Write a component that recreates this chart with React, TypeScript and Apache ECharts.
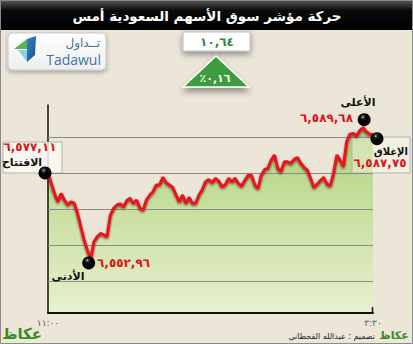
import React, { useEffect, useRef } from "react";
import * as echarts from "echarts";

const timeLabels = ["١١:٠٠", "٣:٣٠"];
const indexValues = [
  6577.11, 6574.2, 6571.4, 6569.1, 6571.4, 6569.6, 6568.2, 6569.1, 6568.7, 6565.9,
  6562.2, 6558.5, 6555.7, 6552.96, 6558.0, 6559.4, 6560.3, 6559.9, 6559.4, 6565.4,
  6567.3, 6568.2, 6568.5, 6567.7, 6569.4, 6570.1, 6568.7, 6569.6, 6567.3, 6566.8,
  6569.6, 6571.0, 6571.9, 6573.8, 6573.8, 6575.9, 6574.4, 6573.8, 6573.1, 6571.0,
  6569.1, 6571.0, 6568.7, 6570.3, 6568.7, 6568.7, 6571.0, 6572.4, 6574.7, 6575.3,
  6574.4, 6575.6, 6574.9, 6573.3, 6573.8, 6575.6, 6574.7, 6575.6, 6574.2, 6573.5,
  6575.1, 6576.5, 6576.5, 6573.8, 6572.8, 6576.5, 6578.1, 6578.4, 6580.7, 6582.1,
  6578.4, 6577.5, 6580.2, 6580.2, 6579.8, 6580.9, 6581.4, 6579.8, 6578.7, 6577.9,
  6575.6, 6573.1, 6574.0, 6575.0, 6575.9, 6574.0, 6573.5, 6577.0, 6582.1, 6580.7,
  6578.9, 6585.8, 6587.9, 6588.1, 6587.4, 6588.9, 6589.68, 6588.6, 6587.9, 6587.75,
];
const gridValues = [6547, 6557, 6567, 6577, 6587];
const markerNames = ["الافتتاح", "الأدنى", "الأعلى", "الإغلاق"];
const titleText = "حركة مؤشر سوق الأسهم السعودية أمس";
const creditText = "تصميم : عبدالله القحطاني";

const AR = "'DejaVu Sans', sans-serif";

function toArabicDigits(s: string): string {
  return s.replace(/[0-9]/g, (d) => "٠١٢٣٤٥٦٧٨٩"[Number(d)]);
}
function fmt(v: number): string {
  const [i, f] = v.toFixed(2).split(".");
  const withSep = i.replace(/\B(?=(\d{3})+(?!\d))/g, ",");
  return toArabicDigits(withSep + "," + f);
}

export default function App() {
  const ref = useRef<HTMLDivElement>(null);
  useEffect(() => {
    if (!ref.current) return;
    const chart = echarts.init(ref.current, null, { renderer: "svg" });
    const n = indexValues.length;
    const categories = indexValues.map((_, i) => String(i));
    const openIdx = 0;
    const closeIdx = n - 1;
    const lowVal = Math.min(...indexValues);
    const highVal = Math.max(...indexValues);
    const lowIdx = indexValues.indexOf(lowVal);
    const highIdx = indexValues.indexOf(highVal);
    const openVal = indexValues[openIdx];
    const closeVal = indexValues[closeIdx];
    const change = closeVal - openVal;
    const pct = (change / openVal) * 100;
    const changeText = toArabicDigits(change.toFixed(2).replace(".", ","));
    const pctText = "٪" + toArabicDigits(pct.toFixed(2).replace(".", ","));

    const ball = new echarts.graphic.RadialGradient(0.4, 0.3, 0.8, [
      { offset: 0, color: "#e8e8e8" },
      { offset: 0.12, color: "#3a3a3a" },
      { offset: 0.32, color: "#050505" },
      { offset: 1, color: "#000000" },
    ]);

    const redText = { fill: "#e0141c", fontFamily: AR, fontWeight: "bold", fontSize: 12 };
    const blackText = { fill: "#111", fontFamily: AR, fontWeight: "bold", fontSize: 11 };

    chart.setOption({
      animation: false,
      backgroundColor: "#ece6d9",
      grid: { left: 48, right: 40, top: 105, bottom: 31 },
      xAxis: {
        type: "category",
        data: categories,
        boundaryGap: false,
        axisLine: { show: true, lineStyle: { color: "#111", width: 2 } },
        axisTick: { show: false },
        axisLabel: {
          interval: (i: number) => i === 0 || i === n - 1,
          showMaxLabel: true,
          formatter: (_: string, i: number) => (i === 0 ? timeLabels[0] : timeLabels[1]),
          fontSize: 9,
          color: "#555",
          fontFamily: AR,
          margin: 5,
        },
        splitLine: { show: false },
        z: 3,
      },
      yAxis: {
        type: "value",
        min: 6538.2,
        max: 6596,
        axisLine: { show: true, lineStyle: { color: "#111", width: 1.5 } },
        axisTick: { show: false },
        axisLabel: { show: false },
        splitLine: { show: false },
        z: 3,
      },
      series: [
        {
          type: "line",
          data: indexValues,
          showSymbol: false,
          lineStyle: { width: 0 },
          areaStyle: {
            opacity: 1,
            color: new echarts.graphic.LinearGradient(0, 120, 0, 313, [
              { offset: 0, color: "#a5ca72" },
              { offset: 0.35, color: "#c2dc96" },
              { offset: 1, color: "#e9efd0" },
            ], true),
          },
          z: 1,
          silent: true,
        },
        {
          type: "line",
          data: [],
          z: 2,
          silent: true,
          markLine: {
            silent: true,
            symbol: "none",
            label: { show: false },
            lineStyle: { color: "#8c8c86", width: 1, type: "solid" },
            data: gridValues.map((v) => ({ yAxis: v })),
          },
        },
        {
          type: "line",
          data: indexValues,
          showSymbol: false,
          lineStyle: {
            color: "#e8141c",
            width: 3,
            shadowColor: "rgba(70,0,0,0.6)",
            shadowBlur: 2,
            shadowOffsetY: 1.5,
          },
          z: 5,
          silent: true,
        },
        {
          type: "scatter",
          symbolSize: 13,
          itemStyle: { color: ball, opacity: 1 },
          z: 6,
          silent: true,
          data: [
            { value: [openIdx, openVal], symbolOffset: [-3, 0] },
            { value: [lowIdx, lowVal], symbolOffset: [-2, 3] },
            { value: [highIdx, highVal], symbolOffset: [1, -8] },
            { value: [closeIdx, closeVal], symbolOffset: [4, 4] },
          ],
        },
      ],
      graphic: [
        {
          type: "rect",
          z: 10,
          shape: { x: 0, y: 0, width: 413, height: 30 },
          style: {
            fill: new echarts.graphic.LinearGradient(0, 0, 0, 1, [
              { offset: 0, color: "#5a5a5a" },
              { offset: 0.35, color: "#0a0a0a" },
              { offset: 1, color: "#000000" },
            ]),
          },
        },
        {
          type: "text",
          z: 11,
          x: 207,
          y: 16,
          style: {
            text: titleText,
            fill: "#ffffff",
            fontFamily: AR,
            fontWeight: "bold",
            fontSize: 13.5,
            align: "center",
            verticalAlign: "middle",
          },
        },
        {
          type: "rect",
          z: 10,
          shape: { x: 8, y: 33, width: 98, height: 37, r: 4 },
          style: {
            fill: new echarts.graphic.LinearGradient(0, 0, 0, 1, [
              { offset: 0, color: "#ffffff" },
              { offset: 1, color: "#eeeeee" },
            ]),
            stroke: "#c8c8c8",
            lineWidth: 1,
            shadowColor: "rgba(0,0,0,0.3)",
            shadowBlur: 4,
            shadowOffsetY: 2,
          },
        },
        {
          type: "polygon",
          z: 11,
          shape: { points: [[14, 49], [27, 39], [27, 49]] },
          style: { fill: "#5cb548" },
        },
        {
          type: "polygon",
          z: 11,
          shape: { points: [[27, 39], [36, 36], [35, 55], [27, 62]] },
          style: {
            fill: new echarts.graphic.LinearGradient(0, 0, 1, 1, [
              { offset: 0, color: "#2e86c8" },
              { offset: 1, color: "#1d4f86" },
            ]),
          },
        },
        {
          type: "polygon",
          z: 11,
          shape: { points: [[18, 50], [27, 50], [27, 62]] },
          style: { fill: "#8fd0e8" },
        },
        {
          type: "text",
          z: 11,
          x: 100,
          y: 43,
          style: { text: "تــداول", fill: "#3f74a0", fontFamily: AR, fontSize: 12, align: "right", verticalAlign: "middle" },
        },
        {
          type: "text",
          z: 11,
          x: 101,
          y: 59,
          style: { text: "Tadawul", fill: "#3f74a0", fontFamily: "'Open Sans', sans-serif", fontSize: 14, align: "right", verticalAlign: "middle" },
        },
        {
          type: "rect",
          z: 10,
          shape: { x: 183, y: 32, width: 67, height: 19 },
          style: {
            fill: "#ffffff",
            stroke: "#bbbbbb",
            lineWidth: 1,
            shadowColor: "rgba(0,0,0,0.4)",
            shadowBlur: 6,
            shadowOffsetY: 3,
          },
        },
        {
          type: "text",
          z: 11,
          x: 217,
          y: 42,
          style: { text: changeText, fill: "#2f8a3a", fontFamily: AR, fontWeight: "bold", fontSize: 12, align: "center", verticalAlign: "middle" },
        },
        {
          type: "polygon",
          z: 10,
          shape: { points: [[216, 56], [183, 87], [249, 87]] },
          style: {
            fill: "#3c9c40",
            stroke: "#ffffff",
            lineWidth: 1.5,
            shadowColor: "rgba(0,0,0,0.4)",
            shadowBlur: 6,
            shadowOffsetY: 4,
          },
        },
        {
          type: "text",
          z: 11,
          x: 215,
          y: 78,
          style: { text: pctText, fill: "#ffffff", fontFamily: AR, fontWeight: "bold", fontSize: 11, align: "center", verticalAlign: "middle" },
        },
        {
          type: "rect",
          z: 4,
          shape: { x: 3, y: 142, width: 59, height: 31 },
          style: { fill: "rgba(250,248,242,0.85)", stroke: "#b2b2aa", lineWidth: 1 },
        },
        {
          type: "text",
          z: 7,
          x: 30,
          y: 147,
          style: { ...redText, text: fmt(openVal), align: "center", verticalAlign: "middle" },
        },
        {
          type: "text",
          z: 7,
          x: 22,
          y: 162,
          style: { ...blackText, text: markerNames[0], align: "center", verticalAlign: "middle" },
        },
        {
          type: "text",
          z: 7,
          x: 97,
          y: 263,
          style: { ...redText, text: fmt(lowVal), align: "left", verticalAlign: "middle" },
        },
        {
          type: "text",
          z: 7,
          x: 68,
          y: 276,
          style: { ...blackText, text: markerNames[1], align: "center", verticalAlign: "middle" },
        },
        {
          type: "text",
          z: 7,
          x: 358,
          y: 102,
          style: { ...blackText, text: markerNames[2], align: "center", verticalAlign: "middle" },
        },
        {
          type: "text",
          z: 7,
          x: 353,
          y: 118,
          style: { ...redText, text: fmt(highVal), align: "right", verticalAlign: "middle" },
        },
        {
          type: "rect",
          z: 4,
          shape: { x: 352, y: 137, width: 58, height: 36 },
          style: { fill: "rgba(250,250,240,0.45)", stroke: "#b2b2aa", lineWidth: 1 },
        },
        {
          type: "text",
          z: 7,
          x: 408,
          y: 151,
          style: { ...blackText, fontSize: 10, text: markerNames[3], align: "right", verticalAlign: "middle" },
        },
        {
          type: "text",
          z: 7,
          x: 380,
          y: 163,
          style: { ...redText, text: fmt(closeVal), align: "center", verticalAlign: "middle" },
        },
        {
          type: "line",
          z: 7,
          shape: { x1: 372.5, y1: 307, x2: 372.5, y2: 313 },
          style: { stroke: "#111", lineWidth: 1.5 },
        },
        {
          type: "text",
          z: 11,
          x: 22,
          y: 334,
          style: { text: "عكاظ", fill: "#3c8a26", fontFamily: AR, fontWeight: "bold", fontSize: 15, align: "center", verticalAlign: "middle" },
        },
        {
          type: "text",
          z: 11,
          x: 394,
          y: 335,
          style: { text: "عكاظ", fill: "#3c8a26", fontFamily: AR, fontWeight: "bold", fontSize: 11, align: "center", verticalAlign: "middle" },
        },
        {
          type: "text",
          z: 11,
          x: 375,
          y: 336,
          style: { text: creditText, fill: "#222", fontFamily: AR, fontSize: 8, align: "right", verticalAlign: "middle" },
        },
        {
          type: "rect",
          z: 20,
          shape: { x: 0.5, y: 0.5, width: 412, height: 343 },
          style: { fill: "none", stroke: "#8a8a8a", lineWidth: 1 },
        },
      ],
    });
    return () => chart.dispose();
  }, []);
  return (
    <div
      ref={ref}
      style={{ position: "fixed", left: 0, top: 0, width: 413, height: 344 }}
    />
  );
}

Task brief: Write out nothing but the lines from the start of the data through the line with "import * as". Leave out the pictures.

Solution to this problem:
Write a component that recreates this chart with React, TypeScript and Apache ECharts.
import React, { useEffect, useRef } from "react";
import * as echarts from "echarts";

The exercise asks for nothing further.